Clearly, this is not ideal! We are going to fix it in future versions.

Luckily, there is a simple workaround. Everything is fine if you run a geometry optimization first, then followed by a subsequent frequency calculation starting from the optimized geometry.

The first calculation would look something like:

OPTGEOM
ATOMONLY
MAXCYCLE
700
END

And the second one (from the optimized geometry obtained at the previous step) would be:

FREQCALC
FRAGMENT
19
9 106 131 175 191 192 193  194 195 196 197 198 199 200 201 202 203 204 205
INTENS
INTRAMAN
INTCPHF
END
END

Hope this helps

Hi,

On paper, it should be possible but we've been running some tests in the last few days before answering to your question and we have been experiencing some problems with the restart option of CPHF. We are going to run more tests and we will let you know as soon as we will have some updates.

Hi,

As there are different ways to compute phonons in CRYSTAL, can you share your input and output files to better understand what is computed and printed?

job314 I have checked your attached output files.
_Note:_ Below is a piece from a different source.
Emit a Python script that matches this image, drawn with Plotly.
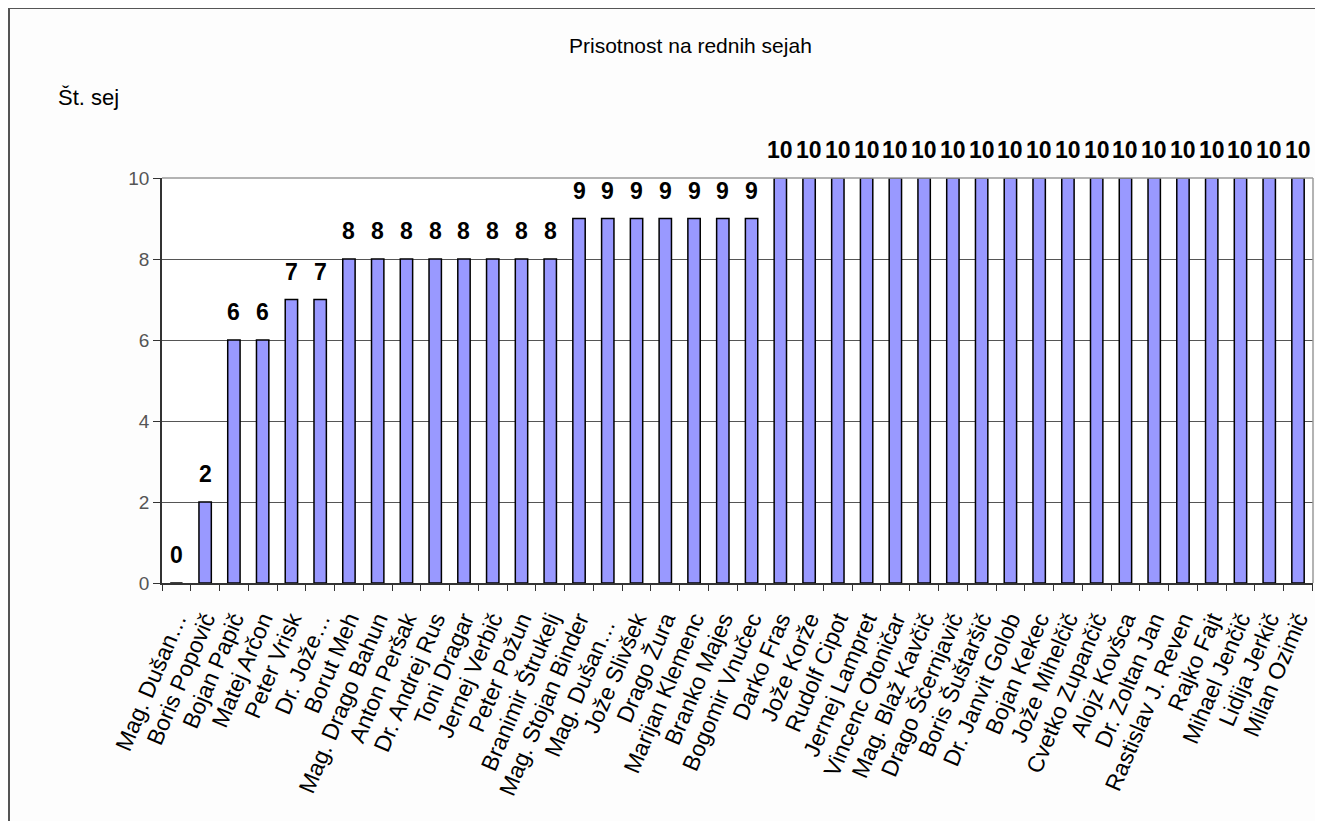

The OPTGEOM calculation converges to the optimized structure in 29 steps. The PREOPTGEOM calculation within the EOS option converges to the same optimized structure in 25 steps. A lower number of steps in EOS is likely due to the higher accuracy of the computed forces because of tighter default settings in EOS than in OPTGEOM (for instance, TOLDEE is set to 8 in EOS and to 7 in OPTGEOM).

The EOS.out file you shared looks perfectly fine. I can not find any failed geometry optimizations there. After the pre-optimization, the actual constant-volume optimizations are performed (converged in 40, 19, 16, 16, 8 steps, respectively). The output is not complete because I guess the calculation was still running.